I saw a scene from either a series or a movie on Facebook and I want to know what it was called. I remember these little girls playing a game with some virtual reality helmets. They play a game that is spooky but when the parents come in they switch to a kids game with animals in it. I remember the parents try to lock the game but the girls can still play it. I think the game eventually comes to life or something I only saw it once in the Facebook videos so can anyone help me?

Answer: Sounds like the TV show "Evil", s01e04, "Rose390." The main character has 4 daughters and the grandmother buys them the VR headset and they lie about a horror game they were playing.


I saw a movie that partially involved a doctor having performed an abortion on a teenager/young woman. She had been raped by her father/stepfather. Her mother was dead or had left home. I think her hair was blonde. The story seemed to take place in the '60s or earlier. The movie could have been made in the '80s or earlier.

Answer: This sounds like the 1957 film, "Peyton Place" starring Lana Turner. Hope Lange played Selena Cross, the girl raped by her step-father, who then suffered a miscarriage. Her mother committed suicide, and Selena was secretly treated by the town doctor to protect her from scandal. It was based on the best-selling Grace Metallious novel, and later spawned the 1960s TV show.

raywest Premium member

That is the movie. Thank you.

Looking for a game I think might have been for PS1 or PS2. A guy is sitting in his office when he hears two gunshots. When he runs outside, he sees his wife and daughter have been murdered. A woman sees him standing over their bodies and starts screaming. The guy hijacks a car and drives after the car he saw leaving the area. Don't know anything that was said because the language had been switched from English to some other language.

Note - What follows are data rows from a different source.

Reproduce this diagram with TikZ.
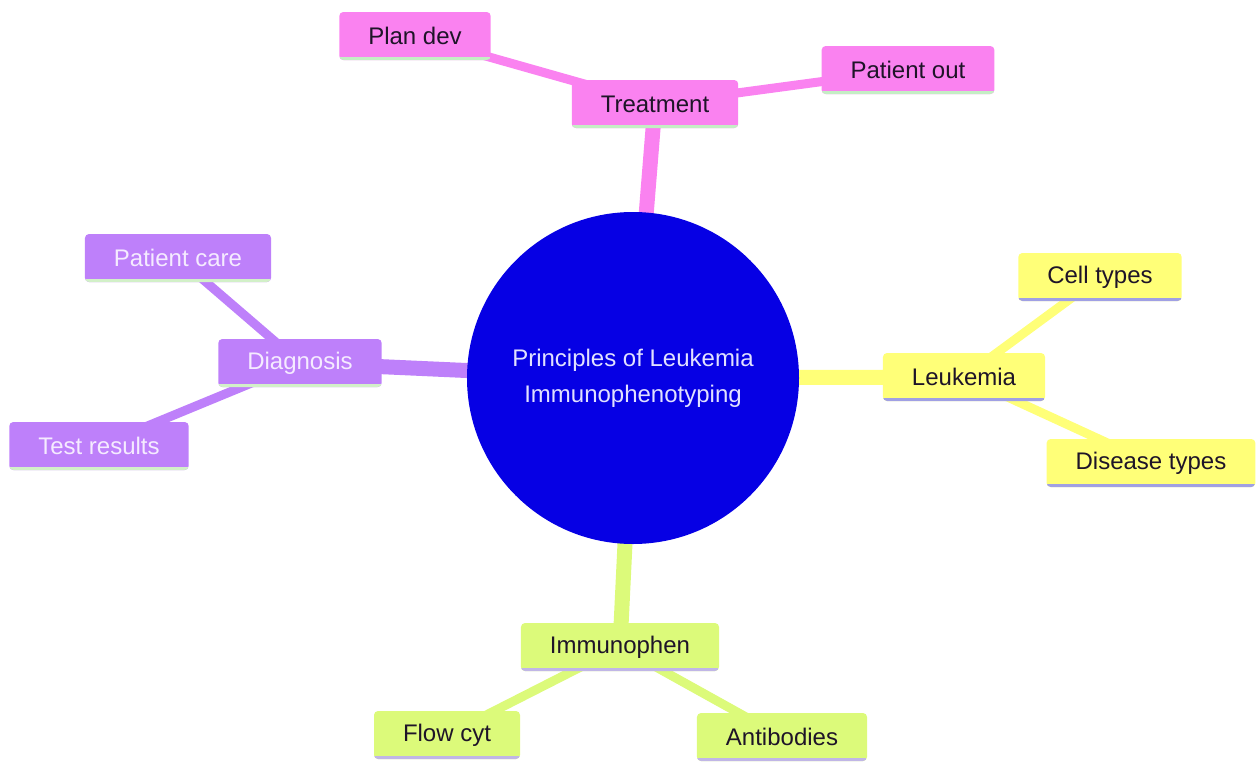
\documentclass[tikz,border=0pt]{standalone}
\usepackage{fontspec}
\setmainfont{Liberation Sans}
\usetikzlibrary{positioning}
\pgfdeclarelayer{bg}
\pgfsetlayers{bg,main}
\definecolor{pinkfill}{RGB}{250,130,240}
\definecolor{pinkline}{RGB}{196,238,196}
\definecolor{purpfill}{RGB}{190,128,250}
\definecolor{purpline}{RGB}{210,240,200}
\definecolor{yelfill}{RGB}{255,255,120}
\definecolor{yelline}{RGB}{160,160,228}
\definecolor{grnfill}{RGB}{220,250,122}
\definecolor{grnline}{RGB}{192,182,230}
\definecolor{rootblue}{RGB}{6,0,228}
\definecolor{roottxt}{RGB}{225,225,255}
\definecolor{darktxt}{RGB}{30,20,40}
\definecolor{lighttxt}{RGB}{245,235,255}

\begin{document}
\begin{tikzpicture}[x=1pt, y=-1pt,
	leaf/.style 2 args={rectangle, rounded corners=4pt, fill=#1, minimum height=48pt,
		inner xsep=29pt, font=\fontsize{24}{28}\selectfont,
		path picture={\draw[#2, line width=7pt] (path picture bounding box.south west)
		-- (path picture bounding box.south east);}},
	pinkbox/.style={leaf={pinkfill}{pinkline}, text=darktxt},
	purpbox/.style={leaf={purpfill}{purpline}, text=lighttxt},
	yelbox/.style={leaf={yelfill}{yelline}, text=darktxt},
	grnbox/.style={leaf={grnfill}{grnline}, text=darktxt},
	trunk/.style={line width=15pt},
	twig/.style={line width=9pt}]
\useasboundingbox (0,0) rectangle (1256,763);
\node[circle, fill=rootblue, minimum size=332pt, inner sep=0pt, text=roottxt, align=center,
	font=\fontsize{24}{36}\selectfont] (root) at (633,378) {Principles of Leukemia\\Immunophenotyping};
\node[pinkbox] (treat) at (655,104) {Treatment};
\node[pinkbox] (plandev) at (415,36) {Plan dev};
\node[pinkbox] (patout) at (908,70) {Patient out};
\node[purpbox] (diag) at (300,363) {Diagnosis};
\node[purpbox] (pcare) at (178,258) {Patient care};
\node[purpbox] (tres) at (99,446) {Test results};
\node[yelbox] (leuk) at (964,377) {Leukemia};
\node[yelbox] (cellt) at (1100,277) {Cell types};
\node[yelbox] (distype) at (1151,463) {Disease types};
\node[grnbox] (immu) at (620,647) {Immunophen};
\node[grnbox] (flowcyt) at (447,735) {Flow cyt};
\node[grnbox] (antib) at (782,737) {Antibodies};
\begin{pgfonlayer}{bg}
\draw[trunk, pinkfill] (root.center) -- (treat.center);
\draw[trunk, purpfill] (root.center) -- (diag.center);
\draw[trunk, yelfill] (root.center) -- (leuk.center);
\draw[trunk, grnfill] (root.center) -- (immu.center);
\draw[twig, pinkfill] (treat.center) -- (plandev.center);
\draw[twig, pinkfill] (treat.center) -- (patout.center);
\draw[twig, purpfill] (diag.center) -- (pcare.center);
\draw[twig, purpfill] (diag.center) -- (tres.center);
\draw[twig, yelfill] (leuk.center) -- (cellt.center);
\draw[twig, yelfill] (leuk.center) -- (distype.center);
\draw[twig, grnfill] (immu.center) -- (flowcyt.center);
\draw[twig, grnfill] (immu.center) -- (antib.center);
\end{pgfonlayer}
\end{tikzpicture}
\end{document}
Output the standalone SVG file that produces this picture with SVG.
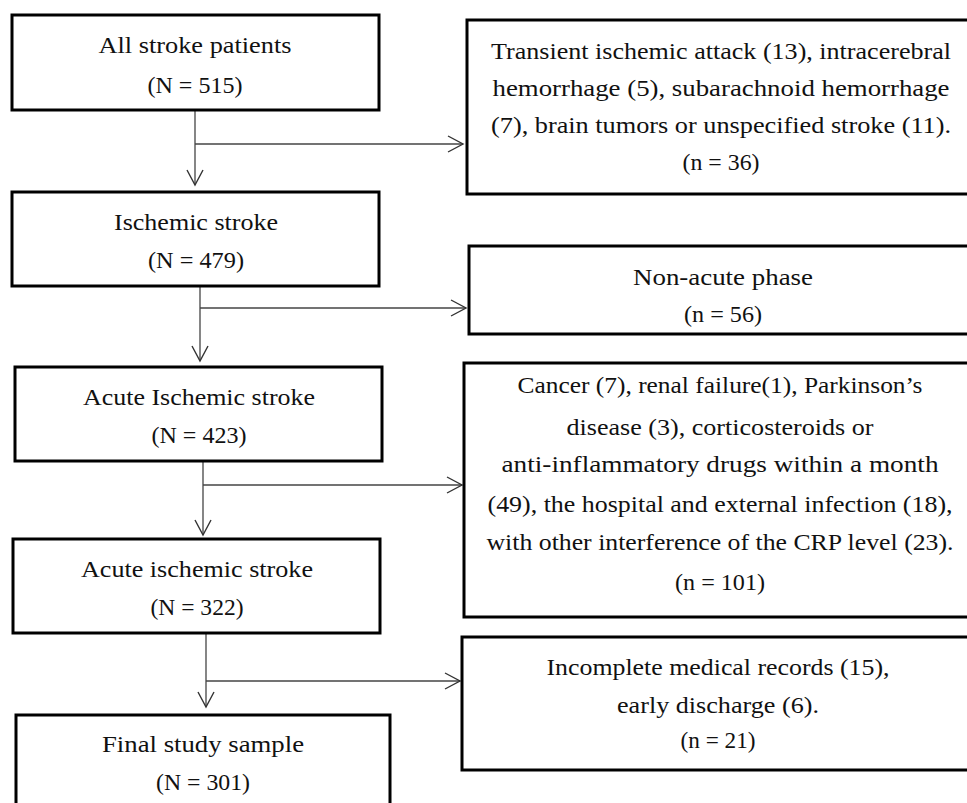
<svg xmlns="http://www.w3.org/2000/svg" width="967" height="803" viewBox="0 0 967 803">
<style>
.box{fill:#fff;stroke:#000;stroke-width:3}
.t{font-family:"Liberation Serif","Times New Roman",serif;font-size:24px;fill:#111;text-anchor:middle}
.c{fill:none;stroke:#444;stroke-width:1.3}
</style>
<defs>
<marker id="ah" markerUnits="userSpaceOnUse" markerWidth="20" markerHeight="20" viewBox="-16 -10 18 20" refX="0" refY="0" orient="auto">
<path d="M-15,-8 L0,0 L-15,8" fill="none" stroke="#333" stroke-width="1.4"/>
</marker>
</defs>
<rect width="967" height="803" fill="#fff"/>
<g id="connectors">
<path class="c" d="M195,110 V185" marker-end="url(#ah)"/>
<path class="c" d="M195,144 H463" marker-end="url(#ah)"/>
<path class="c" d="M200,286 V361" marker-end="url(#ah)"/>
<path class="c" d="M200,308 H466" marker-end="url(#ah)"/>
<path class="c" d="M203,461 V535" marker-end="url(#ah)"/>
<path class="c" d="M203,485 H462" marker-end="url(#ah)"/>
<path class="c" d="M206,633 V707" marker-end="url(#ah)"/>
<path class="c" d="M206,681 H460" marker-end="url(#ah)"/>
</g>
<g id="n1"><rect class="box" x="12" y="15" width="367" height="95"/>
<text class="t" x="195" y="53" textLength="193" lengthAdjust="spacingAndGlyphs">All stroke patients</text><text class="t" x="195" y="93" textLength="95" lengthAdjust="spacingAndGlyphs">(N = 515)</text></g>
<g id="n2"><rect class="box" x="467" y="20" width="520" height="174"/>
<text class="t" x="721" y="59" textLength="460" lengthAdjust="spacingAndGlyphs">Transient ischemic attack (13), intracerebral</text>
<text class="t" x="721" y="96" textLength="457" lengthAdjust="spacingAndGlyphs">hemorrhage (5), subarachnoid hemorrhage</text>
<text class="t" x="721" y="133" textLength="460" lengthAdjust="spacingAndGlyphs">(7), brain tumors or unspecified stroke (11).</text>
<text class="t" x="721" y="170" textLength="77" lengthAdjust="spacingAndGlyphs">(n = 36)</text></g>
<g id="n3"><rect class="box" x="12" y="192" width="367" height="94"/>
<text class="t" x="196" y="230" textLength="164" lengthAdjust="spacingAndGlyphs">Ischemic stroke</text><text class="t" x="196" y="268" textLength="96" lengthAdjust="spacingAndGlyphs">(N = 479)</text></g>
<g id="n4"><rect class="box" x="469" y="246" width="520" height="88"/>
<text class="t" x="723" y="285" textLength="180" lengthAdjust="spacingAndGlyphs">Non-acute phase</text><text class="t" x="723" y="322" textLength="78" lengthAdjust="spacingAndGlyphs">(n = 56)</text></g>
<g id="n5"><rect class="box" x="15" y="367" width="367" height="94"/>
<text class="t" x="199" y="405" textLength="232" lengthAdjust="spacingAndGlyphs">Acute Ischemic stroke</text><text class="t" x="199" y="443" textLength="95" lengthAdjust="spacingAndGlyphs">(N = 423)</text></g>
<g id="n6"><rect class="box" x="464" y="363" width="525" height="254"/>
<text class="t" x="720" y="393" textLength="405" lengthAdjust="spacingAndGlyphs">Cancer (7), renal failure(1), Parkinson’s</text>
<text class="t" x="720" y="435" textLength="307" lengthAdjust="spacingAndGlyphs">disease (3), corticosteroids or</text>
<text class="t" x="720" y="472" textLength="437" lengthAdjust="spacingAndGlyphs">anti-inflammatory drugs within a month</text>
<text class="t" x="720" y="512" textLength="465" lengthAdjust="spacingAndGlyphs">(49), the hospital and external infection (18),</text>
<text class="t" x="720" y="550" textLength="467" lengthAdjust="spacingAndGlyphs">with other interference of the CRP level (23).</text>
<text class="t" x="720" y="590" textLength="90" lengthAdjust="spacingAndGlyphs">(n = 101)</text></g>
<g id="n7"><rect class="box" x="13" y="539" width="367" height="94"/>
<text class="t" x="197" y="577" textLength="232" lengthAdjust="spacingAndGlyphs">Acute ischemic stroke</text><text class="t" x="197" y="615" textLength="93" lengthAdjust="spacingAndGlyphs">(N = 322)</text></g>
<g id="n8"><rect class="box" x="16" y="715" width="374" height="110"/>
<text class="t" x="203" y="752" textLength="202" lengthAdjust="spacingAndGlyphs">Final study sample</text><text class="t" x="203" y="790" textLength="94" lengthAdjust="spacingAndGlyphs">(N = 301)</text></g>
<g id="n9"><rect class="box" x="462" y="637" width="525" height="133"/>
<text class="t" x="718" y="675" textLength="343" lengthAdjust="spacingAndGlyphs">Incomplete medical records (15),</text>
<text class="t" x="718" y="713" textLength="202" lengthAdjust="spacingAndGlyphs">early discharge (6).</text>
<text class="t" x="718" y="748" textLength="75" lengthAdjust="spacingAndGlyphs">(n = 21)</text></g>
</svg>
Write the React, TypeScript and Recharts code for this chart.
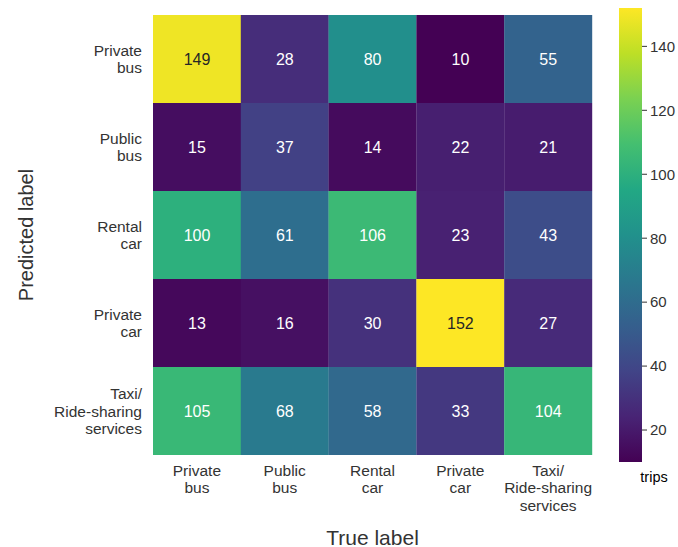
import { Bar, BarChart, Cell, LabelList, XAxis, YAxis } from 'recharts'

// class names, shared by both axes
const trueLabels = ['Private\nbus', 'Public\nbus', 'Rental\ncar', 'Private\ncar', 'Taxi/\nRide-sharing\nservices']
const predictedLabels = ['Private\nbus', 'Public\nbus', 'Rental\ncar', 'Private\ncar', 'Taxi/\nRide-sharing\nservices']

// one array per predicted row, in true-label order
const privateBusRow = [149, 28, 80, 10, 55]
const publicBusRow = [15, 37, 14, 22, 21]
const rentalCarRow = [100, 61, 106, 23, 43]
const privateCarRow = [13, 16, 30, 152, 27]
const taxiRow = [105, 68, 58, 33, 104]
const rows = [privateBusRow, publicBusRow, rentalCarRow, privateCarRow, taxiRow]

const colorMin = 10
const colorMax = 152
const colorbarTicks = [20, 40, 60, 80, 100, 120, 140]

const VIRIDIS = [
  '#440154', '#482475', '#414487', '#355f8d', '#2a788e', '#21918c',
  '#22a884', '#44bf70', '#7ad151', '#bddf26', '#fde725'
]

const FONT = '"Liberation Sans", Arial, sans-serif'
const TEXT = '#333333'

const hexToRgb = (h: string) => [1, 3, 5].map((i) => parseInt(h.slice(i, i + 2), 16))

function viridis(value: number) {
  const t = Math.min(1, Math.max(0, (value - colorMin) / (colorMax - colorMin)))
  const pos = t * (VIRIDIS.length - 1)
  const i = Math.min(VIRIDIS.length - 2, Math.floor(pos))
  const f = pos - i
  const a = hexToRgb(VIRIDIS[i])
  const b = hexToRgb(VIRIDIS[i + 1])
  return a.map((c, k) => Math.round(c + (b[k] - c) * f))
}

const rgbStr = (c: number[]) => `rgb(${c[0]},${c[1]},${c[2]})`

// same rule seaborn uses to pick annotation colour
function textColor(value: number) {
  const lin = viridis(value).map((c) => {
    const s = c / 255
    return s <= 0.03928 ? s / 12.92 : Math.pow((s + 0.055) / 1.055, 2.4)
  })
  const lum = 0.2126 * lin[0] + 0.7152 * lin[1] + 0.0722 * lin[2]
  return lum > 0.408 ? '#262626' : '#ffffff'
}

// one entry per true-label column; h* are the unit heights of stacked cells, v* the counts
const chartData = trueLabels.map((name, j) => {
  const entry: Record<string, string | number> = { name }
  rows.forEach((row, i) => {
    entry[`h${i}`] = 1
    entry[`v${i}`] = row[j]
  })
  return entry
})

const colorbarData = [{ name: 'trips', span: [colorMin, colorMax] }]

const LINE = 17.5

function XTick({ x, y, payload }: any) {
  const lines = String(payload.value).split('\n')
  return (
    <text x={x} y={y} textAnchor="middle" fontFamily={FONT} fontSize={15.5} fill={TEXT}>
      {lines.map((l, k) => (
        <tspan key={k} x={x} y={y + 9 + k * LINE} dominantBaseline="central">
          {l}
        </tspan>
      ))}
    </text>
  )
}

function YTick({ x, y, payload }: any) {
  const idx = rows.length - 1 - Math.floor(payload.value)
  const lines = (predictedLabels[idx] ?? '').split('\n')
  const off = ((lines.length - 1) * LINE) / 2
  return (
    <text x={x} y={y} textAnchor="end" fontFamily={FONT} fontSize={15.5} fill={TEXT}>
      {lines.map((l, k) => (
        <tspan key={k} x={x} y={y - off + k * LINE} dominantBaseline="central">
          {l}
        </tspan>
      ))}
    </text>
  )
}

function CellValue({ x, y, width, height, value }: any) {
  return (
    <text
      x={x + width / 2}
      y={y + height / 2}
      textAnchor="middle"
      dominantBaseline="central"
      fontFamily={FONT}
      fontSize={16}
      fill={textColor(Number(value))}
    >
      {value}
    </text>
  )
}

export default function App() {
  // bottom of the stack is the last predicted row
  const order = [4, 3, 2, 1, 0]

  return (
    <div style={{ position: 'absolute', left: 0, top: 0, width: 678, height: 547, background: '#fff' }}>
      <div style={{ position: 'absolute', left: 0, top: 0 }}>
        <BarChart
          width={600}
          height={547}
          data={chartData}
          margin={{ top: 15, right: 8, left: 12, bottom: 32 }}
          barCategoryGap={0}
          barGap={0}
        >
          <XAxis
            dataKey="name"
            height={60}
            axisLine={false}
            tickLine={false}
            tickSize={0}
            tickMargin={6}
            interval={0}
            tick={<XTick />}
            label={{
              content: ({ viewBox }: any) => (
                <text
                  x={viewBox.x + viewBox.width / 2}
                  y={viewBox.y + 82}
                  textAnchor="middle"
                  dominantBaseline="central"
                  fontFamily={FONT}
                  fontSize={21}
                  fill={TEXT}
                >
                  True label
                </text>
              )
            }}
          />
          <YAxis
            type="number"
            domain={[0, 5]}
            ticks={[0.5, 1.5, 2.5, 3.5, 4.5]}
            width={141}
            axisLine={false}
            tickLine={false}
            tickSize={0}
            tickMargin={11}
            interval={0}
            tick={<YTick />}
            label={{
              content: ({ viewBox }: any) => {
                const cx = viewBox.x + 14
                const cy = viewBox.y + viewBox.height / 2
                return (
                  <text
                    x={cx}
                    y={cy}
                    transform={`rotate(-90 ${cx} ${cy})`}
                    textAnchor="middle"
                    dominantBaseline="central"
                    fontFamily={FONT}
                    fontSize={20}
                    fill={TEXT}
                  >
                    Predicted label
                  </text>
                )
              }
            }}
          />
          {order.map((i) => (
            <Bar key={i} dataKey={`h${i}`} stackId="cm" isAnimationActive={false}>
              {rows[i].map((v, j) => (
                <Cell key={j} fill={rgbStr(viridis(v))} />
              ))}
              <LabelList dataKey={`v${i}`} content={<CellValue />} />
            </Bar>
          ))}
        </BarChart>
      </div>

      <div style={{ position: 'absolute', left: 600, top: 0 }}>
        <BarChart
          width={78}
          height={547}
          data={colorbarData}
          margin={{ top: 8, right: 0, left: 19, bottom: 85 }}
          barCategoryGap={0}
        >
          <defs>
            <linearGradient id="viridisGrad" x1="0" y1="1" x2="0" y2="0">
              {VIRIDIS.map((c, k) => (
                <stop key={k} offset={`${(k / (VIRIDIS.length - 1)) * 100}%`} stopColor={c} />
              ))}
            </linearGradient>
          </defs>
          <XAxis dataKey="name" hide />
          <YAxis
            orientation="right"
            type="number"
            domain={[colorMin, colorMax]}
            ticks={colorbarTicks}
            allowDataOverflow
            width={36}
            axisLine={false}
            tickSize={5}
            tickMargin={3}
            tickLine={{ stroke: TEXT }}
            tick={{ fontFamily: FONT, fontSize: 15, fill: TEXT }}
            label={{
              content: ({ viewBox }: any) => (
                <text
                  x={viewBox.x + 12}
                  y={viewBox.y + viewBox.height + 15}
                  textAnchor="middle"
                  dominantBaseline="central"
                  fontFamily={FONT}
                  fontSize={14.5}
                  fill="#000"
                >
                  trips
                </text>
              )
            }}
          />
          <Bar dataKey="span" fill="url(#viridisGrad)" isAnimationActive={false} />
        </BarChart>
      </div>
    </div>
  )
}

Answer: This sounds like the PS2 game The Getaway (set in London), with a few differences: Mark Hammond is lying in bed when his wife is shot and his son is abducted by the Bethnal Green mob. A woman walks round the corner and sees him standing over his dying wife and start screaming. He hijacks a car and pursues the criminals who kidnapped his son.

Sierra1 Premium member

That's the game. Thanks.

Saw a movie from sometime in the 90's. A woman and an Asian man are travelling down a road apparently lost. The Asian doesn't speak English at all so the woman can't understand him. He makes sexist remarks towards her and even places a fifty dollar bill in between her bikini which she assumes is his way of offering some help but, in truth he's actually giving it to her in exchange for sexual favors.

Answer: There is an Australian (2003) movie "Japanese Story." It has the plot you described but I'm uncertain of the money for sex scene.

No. It's not this movie.

I am looking for an older movie with the plot of a high profile guy gets betrayed into thinking his loyal wife is having an affair with his best friend, and he kills them only to find out later that it wasn't true.

Answer: If memory serves, that's a subplot from the 2004 "Punisher" movie. Frank Castle plants false evidence that his enemy Howard Saint's wife is having an affair with his best friend. Howard kills both of them in a jealous rage, only for Frank to later reveal that he fabricated the affair.


Answer: Sounds like a Tales From The Crypt episode.


Can anyone tell me the name of a TV series from the UK, it was screened in the late 90s and used as educational material. It followed a family living in Victorian England and if I remember correctly it featured the death of the youngest sibling called Anne.

Answer: Channel 4 schools programmes were aired between 0925 and 1200 on weekdays if I remember correctly, but they were cancelled in the early 90s. There was a show called How We Used to Live which was predominantly based on Victorian life, but I am not sure about the specific plot you refer to.

Is there an archive of any information about location photography from specific movies? 1937's Captains Courageous contains scenes of large fishing schooners speeding downwind, heeled over so far that the edges of their decks are under water. Impossible to simulate. James Stewart's The Spirit of St. Louis has nearly five minutes of period aerial photography of the actual city of St. John's, Newfoundland, Lindbergh's last contact with North America as he headed east. It's a rare visual record.